Vue d’exposition, salon Maison Contemporain.

Vue d’exposition, Paris.

 

Mon plaisir

« Aime, et fais ce que tu veux »
Saint Augustin

« Western bouillabaisse », « Citron s’imaginant Sisyphe heureux », « Pluie sur océan », « Soleil de Camargue ».

Les titres choisis par Gaëtan Henrioux donnent le la : la création sera désinvolte ou ne sera pas.

L’artiste se distingue en effet d’une peinture orthodoxe et compassée, liée par un medium, un sujet, un format ou un style et identifiée par une facture qui se retrouve de façon redondante dans chaque œuvre.

Avec une verve libre et un brin provocatrice, Gaëtan Henrioux n’écarte aucune aventure picturale.

Se côtoient donc des portraits, des paysages, des abstractions, des natures mortes ou des scènes érotiques dans une grisante pluralité esthétique, le tout généralement traité dans une palette vive et électrique qui réjouit la rétine.

L’atmosphère résultante de ces gammes vives et acides a tout à voir avec le kitsch.

Négation absolue de ce que l’existence humaine a d’inacceptable, le kitsch est défini par Milan Kundera comme un paravent qui vise la séduction : « Au royaume du kitsch, s’exerce la dictature du coeur ». L’artiste ne résiste pas davantage aux sirènes de la passion facile. La force motrice de cette création spontanée est certainement celle de la curiosité, désignée par Michel Foucault comme « une promptitude à trouver étrange et singulier ce qui nous entoure ; un certain acharnement à nous défaire de nos familiarités et à regarder autrement les mêmes choses ; une ardeur à saisir ce qui se passe et ce qui passe ; une désinvolture à l’égard des hiérarchies traditionnelles entre l’important et l’essentiel ».

Le banal, le prosaïque ne fait effectivement pas défaut à la peinture de Gaëtan Henrioux qui veille en même temps à mettre chaque chose en scène sous une lumière plaisante qui attire le regard comme un insecte.

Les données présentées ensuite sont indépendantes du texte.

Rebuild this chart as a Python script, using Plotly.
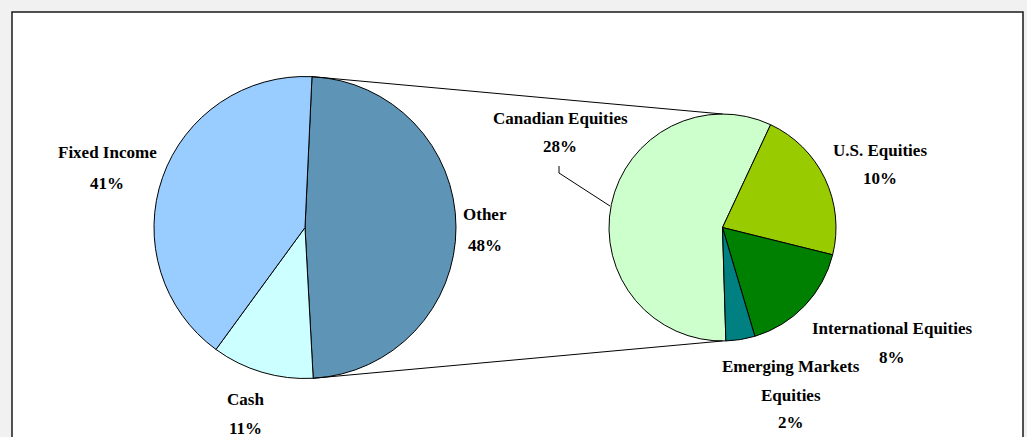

Au demeurant, c’est dans la culture pop que Gaëtan Henrioux puise nombre de ses sujets : paires de Sneakers ou chaussettes Nike sont centrées dans la composition comme des memento mori des temps modernes. Généralement, les objets s’assemblent de manière incongrue - citron, banane, briquet, végétation, corps nus - créant des mondes étranges liés à un humour taquin. Les histoires sont bâties de guingois mais répondent toujours à un agencement structuré de la composition.

Attaché à l’histoire de l’art, l’artiste se réfère également de manière explicite et parodique dans certaines peintures à celles bien connues de Matisse ou David Hockney.

C’est, précisément, une appréhension « excentrique » de la pratique, par opposition à une vision classique « concentrique ». Pas de garde-fou, donc, pour échapper à l’ennui.

La peinture de Gaëtan Henrioux est prolifique et disparate comme la croissance d’une plante qui pousse en folie parce qu’elle ne peut faire autrement.

D’abord appliqué à des compositions figuratives complexes, détaillées et encore dans une forme de narration, l’artiste s’en est progressivement éloigné pour chercher la bizarrerie dans des formes plus concises ou abstraites, souvent dans des petits formats conférant une dimension iconique au sujet peint.

Un simple soleil jaune et empâté sur une petite toile, un all over de bleu largement brossé ou un motif de grillage sur fond orange en sont autant d’exemples.

Conjointement à cette diversité d’effets, c’est l’utilisation de toutes sortes de mediums qui est notable : huile, acrylique, peinture « flashe », spray ou peinture numérique s’alternent et parfois se superposent.

Dès lors, se perçoivent des matières mates, brillantes, dégradées, léchées, digitales, qui ont ceci en commun : elles montrent toujours le geste pictural, la tendresse du faire pour ne pas éloigner le spectateur du tableau.

Elora Weill-Engerer

Critique d’art / Commissariat d’exposition Membre de l’AICA (Association Internationale des Critiques d’Art)

(1). Dans une anecdote célèbre, Debussy, à qui un professeur de conservatoire demande sur quel système d’harmonie il s’appuie dans ses compositions, répond « Mon plaisir »,  Anecdote citée par Charles A. Riley, Color Codes, p.280.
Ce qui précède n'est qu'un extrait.